**Aim of the exercise:** In the entries below, repeat only the lines between those holding "Generate a Python" and "ax.set_axisbelow(True)", inclusive. Leave pictures out.

**Task input:**
START

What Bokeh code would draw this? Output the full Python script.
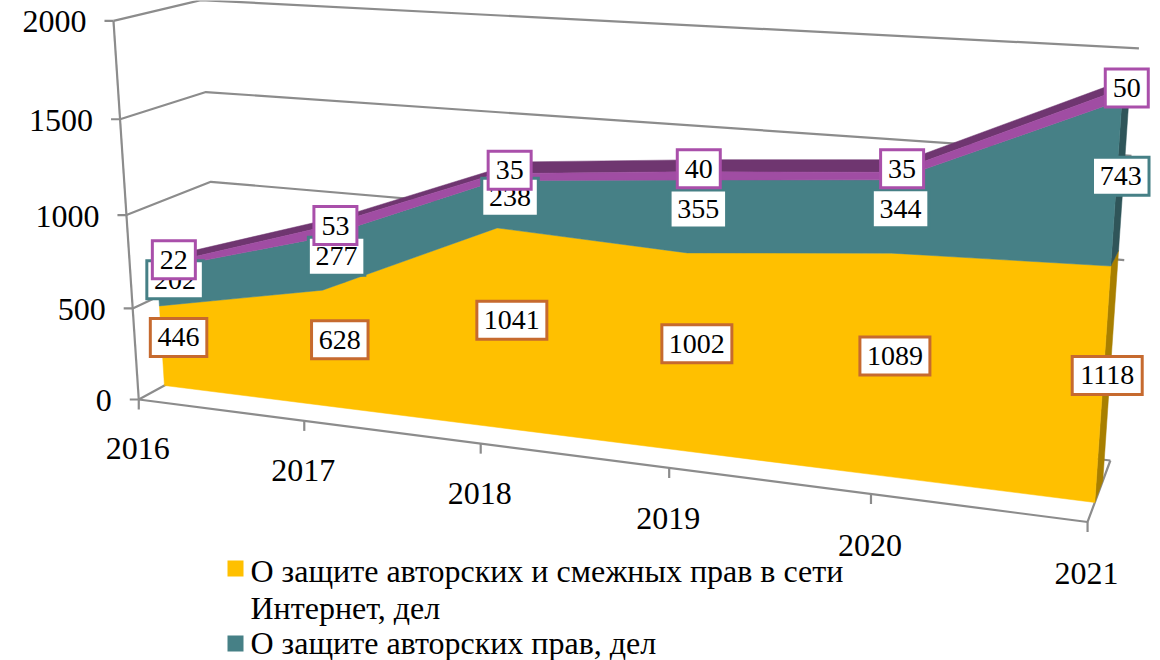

END
START

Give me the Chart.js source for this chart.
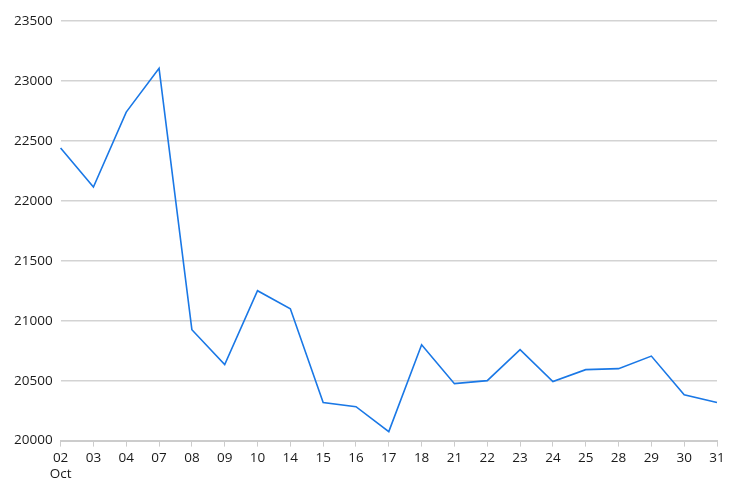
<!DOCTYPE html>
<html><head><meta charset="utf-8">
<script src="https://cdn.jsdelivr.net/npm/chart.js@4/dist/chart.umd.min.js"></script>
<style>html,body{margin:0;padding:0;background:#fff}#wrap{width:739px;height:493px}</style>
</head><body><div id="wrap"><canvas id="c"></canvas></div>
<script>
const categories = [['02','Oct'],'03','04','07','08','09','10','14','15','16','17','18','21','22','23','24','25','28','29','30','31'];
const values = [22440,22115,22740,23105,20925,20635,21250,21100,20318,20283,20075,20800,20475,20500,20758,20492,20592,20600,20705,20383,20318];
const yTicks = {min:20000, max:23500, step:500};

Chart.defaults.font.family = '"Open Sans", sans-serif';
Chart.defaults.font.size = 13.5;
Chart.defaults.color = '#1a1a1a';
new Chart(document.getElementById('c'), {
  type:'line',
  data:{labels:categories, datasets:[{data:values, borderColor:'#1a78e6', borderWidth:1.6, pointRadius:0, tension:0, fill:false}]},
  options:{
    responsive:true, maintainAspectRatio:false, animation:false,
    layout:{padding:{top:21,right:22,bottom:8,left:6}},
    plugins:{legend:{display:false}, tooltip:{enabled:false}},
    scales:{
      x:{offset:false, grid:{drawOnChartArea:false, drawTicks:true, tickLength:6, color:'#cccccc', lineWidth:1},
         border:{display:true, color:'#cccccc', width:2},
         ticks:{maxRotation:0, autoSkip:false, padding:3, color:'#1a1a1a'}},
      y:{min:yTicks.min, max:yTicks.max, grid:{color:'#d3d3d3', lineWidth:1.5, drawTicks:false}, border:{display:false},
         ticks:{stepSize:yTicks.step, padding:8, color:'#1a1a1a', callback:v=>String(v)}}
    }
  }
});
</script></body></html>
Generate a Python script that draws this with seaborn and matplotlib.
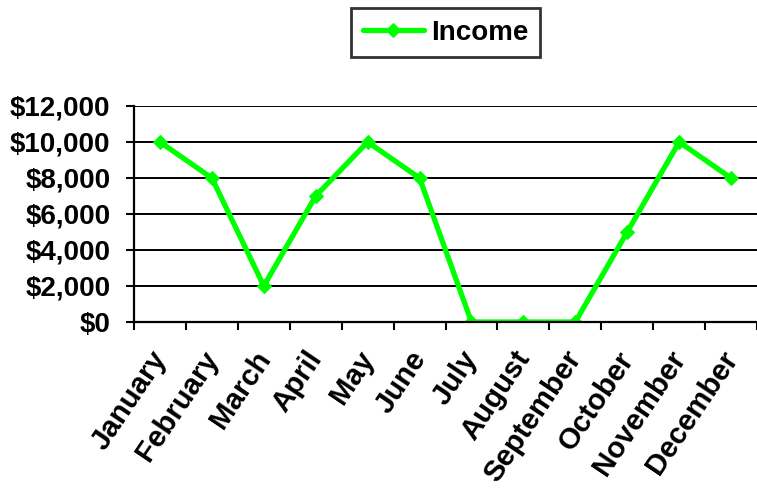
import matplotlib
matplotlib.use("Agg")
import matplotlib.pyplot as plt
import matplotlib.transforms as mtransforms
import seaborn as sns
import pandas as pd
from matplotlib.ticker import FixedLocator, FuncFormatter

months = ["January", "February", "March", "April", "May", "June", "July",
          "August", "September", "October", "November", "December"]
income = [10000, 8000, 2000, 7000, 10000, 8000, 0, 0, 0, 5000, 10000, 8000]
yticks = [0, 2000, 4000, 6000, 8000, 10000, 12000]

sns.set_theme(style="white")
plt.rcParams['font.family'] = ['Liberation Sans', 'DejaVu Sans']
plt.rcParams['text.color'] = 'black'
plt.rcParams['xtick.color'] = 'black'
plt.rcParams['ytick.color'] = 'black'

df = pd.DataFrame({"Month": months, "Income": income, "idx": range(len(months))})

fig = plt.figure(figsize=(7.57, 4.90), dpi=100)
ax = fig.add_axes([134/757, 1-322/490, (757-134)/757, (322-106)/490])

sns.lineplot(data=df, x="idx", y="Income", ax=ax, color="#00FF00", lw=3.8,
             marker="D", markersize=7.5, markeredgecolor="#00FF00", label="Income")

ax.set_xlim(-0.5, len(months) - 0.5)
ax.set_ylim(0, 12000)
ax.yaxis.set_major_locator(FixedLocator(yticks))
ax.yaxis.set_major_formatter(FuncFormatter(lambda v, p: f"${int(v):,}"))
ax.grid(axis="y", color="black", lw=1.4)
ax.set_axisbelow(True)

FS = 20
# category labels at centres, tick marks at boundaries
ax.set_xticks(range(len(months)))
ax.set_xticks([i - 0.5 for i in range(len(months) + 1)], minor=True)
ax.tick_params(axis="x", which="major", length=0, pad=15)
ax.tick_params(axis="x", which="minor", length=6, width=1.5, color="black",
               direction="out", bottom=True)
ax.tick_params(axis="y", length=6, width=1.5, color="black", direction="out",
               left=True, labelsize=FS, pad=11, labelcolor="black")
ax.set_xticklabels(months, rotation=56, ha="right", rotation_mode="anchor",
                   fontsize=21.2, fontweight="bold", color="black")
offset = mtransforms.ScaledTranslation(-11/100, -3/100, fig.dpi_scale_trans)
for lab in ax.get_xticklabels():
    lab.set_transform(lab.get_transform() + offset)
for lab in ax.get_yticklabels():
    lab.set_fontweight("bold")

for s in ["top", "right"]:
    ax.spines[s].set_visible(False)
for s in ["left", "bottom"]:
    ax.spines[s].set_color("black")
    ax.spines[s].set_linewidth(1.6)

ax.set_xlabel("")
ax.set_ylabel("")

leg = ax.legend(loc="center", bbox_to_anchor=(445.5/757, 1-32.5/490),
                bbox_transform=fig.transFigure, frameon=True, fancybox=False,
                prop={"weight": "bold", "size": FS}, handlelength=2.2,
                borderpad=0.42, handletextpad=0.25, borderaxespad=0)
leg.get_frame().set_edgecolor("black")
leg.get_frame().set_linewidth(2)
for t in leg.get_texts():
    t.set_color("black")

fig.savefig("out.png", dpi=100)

END
START

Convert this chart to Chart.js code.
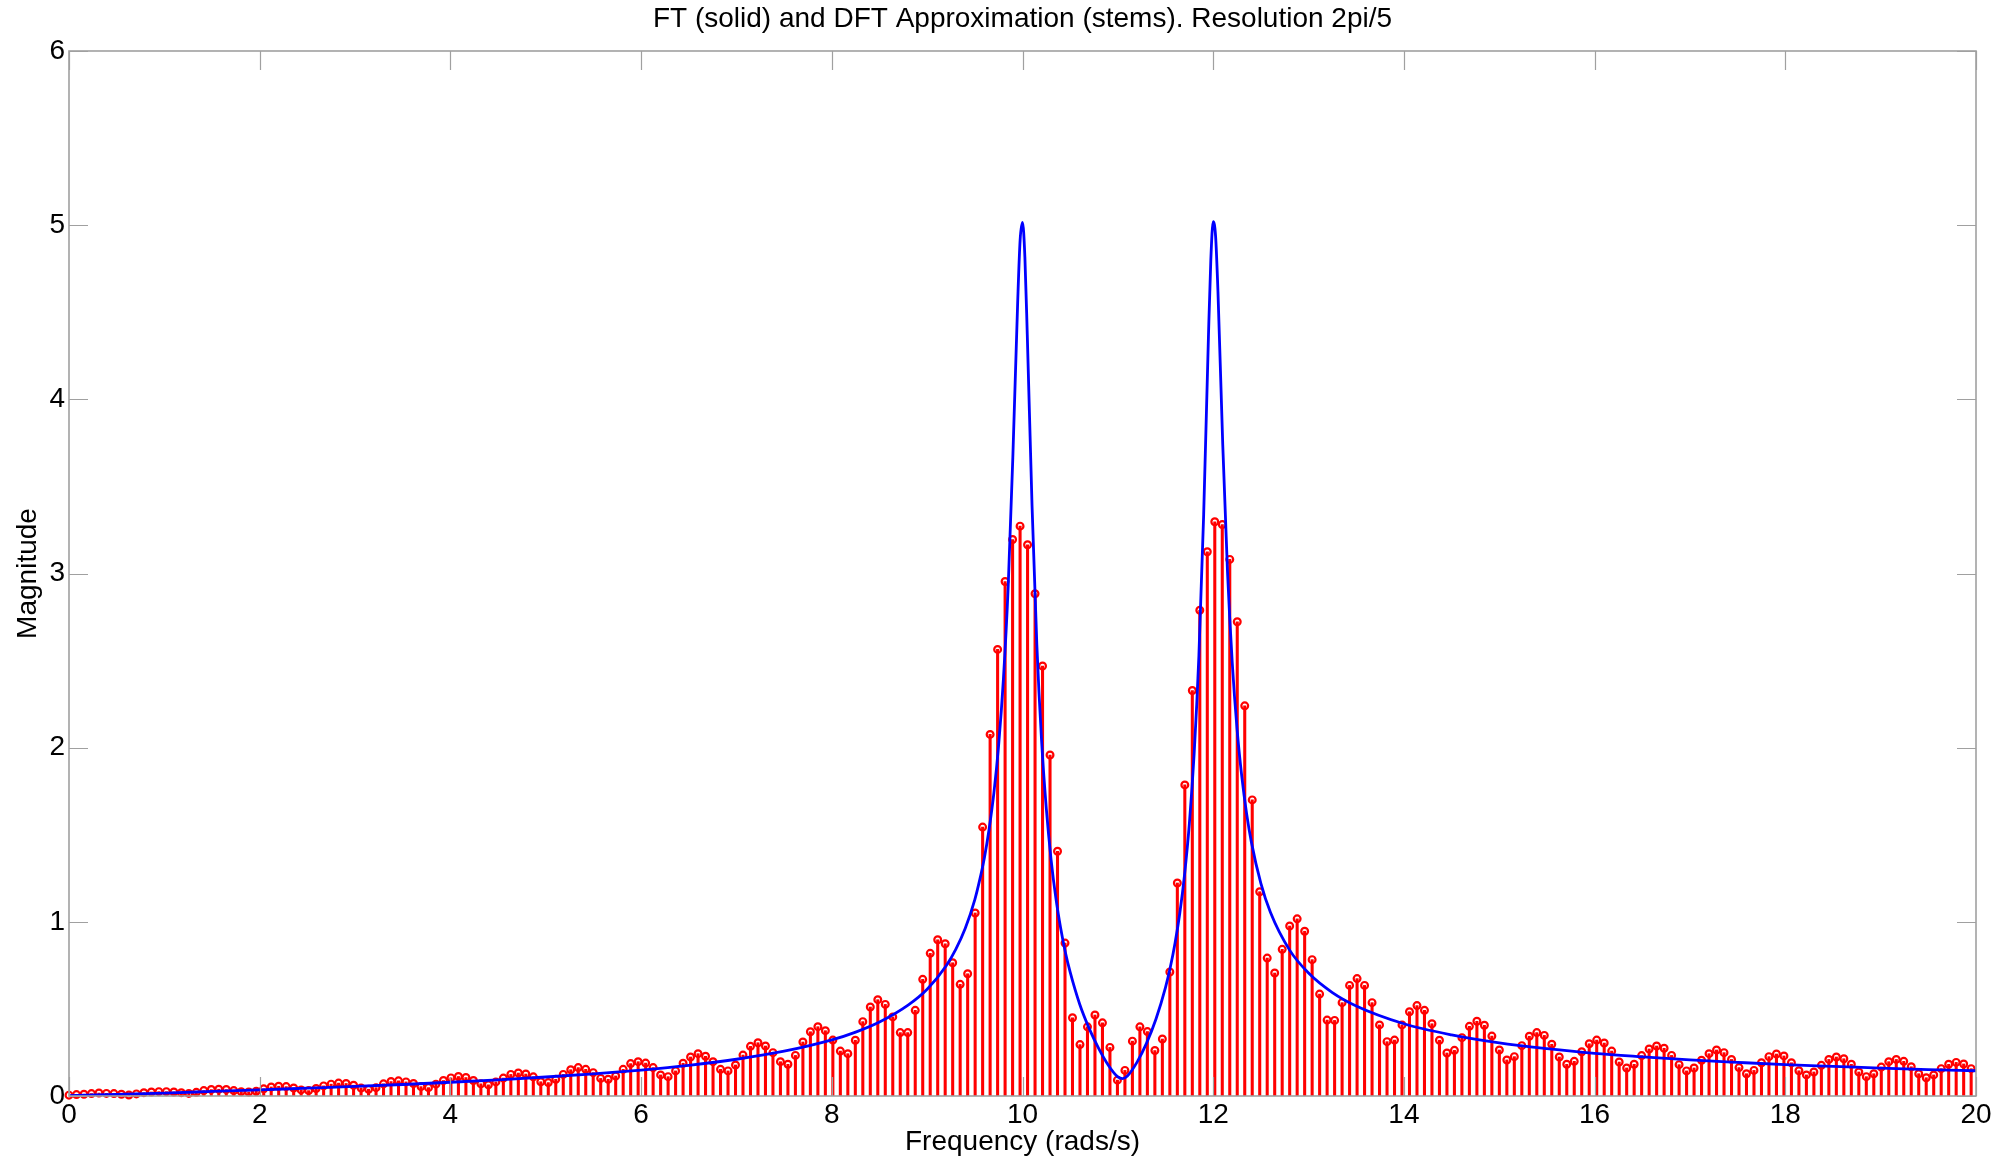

END

**Task result:**
Generate a Python script that draws this with seaborn and matplotlib.
import matplotlib
matplotlib.use("Agg")
import matplotlib.pyplot as plt
import matplotlib.transforms as mtransforms
import seaborn as sns
import pandas as pd
from matplotlib.ticker import FixedLocator, FuncFormatter

months = ["January", "February", "March", "April", "May", "June", "July",
          "August", "September", "October", "November", "December"]
income = [10000, 8000, 2000, 7000, 10000, 8000, 0, 0, 0, 5000, 10000, 8000]
yticks = [0, 2000, 4000, 6000, 8000, 10000, 12000]

sns.set_theme(style="white")
plt.rcParams['font.family'] = ['Liberation Sans', 'DejaVu Sans']
plt.rcParams['text.color'] = 'black'
plt.rcParams['xtick.color'] = 'black'
plt.rcParams['ytick.color'] = 'black'

df = pd.DataFrame({"Month": months, "Income": income, "idx": range(len(months))})

fig = plt.figure(figsize=(7.57, 4.90), dpi=100)
ax = fig.add_axes([134/757, 1-322/490, (757-134)/757, (322-106)/490])

sns.lineplot(data=df, x="idx", y="Income", ax=ax, color="#00FF00", lw=3.8,
             marker="D", markersize=7.5, markeredgecolor="#00FF00", label="Income")

ax.set_xlim(-0.5, len(months) - 0.5)
ax.set_ylim(0, 12000)
ax.yaxis.set_major_locator(FixedLocator(yticks))
ax.yaxis.set_major_formatter(FuncFormatter(lambda v, p: f"${int(v):,}"))
ax.grid(axis="y", color="black", lw=1.4)
ax.set_axisbelow(True)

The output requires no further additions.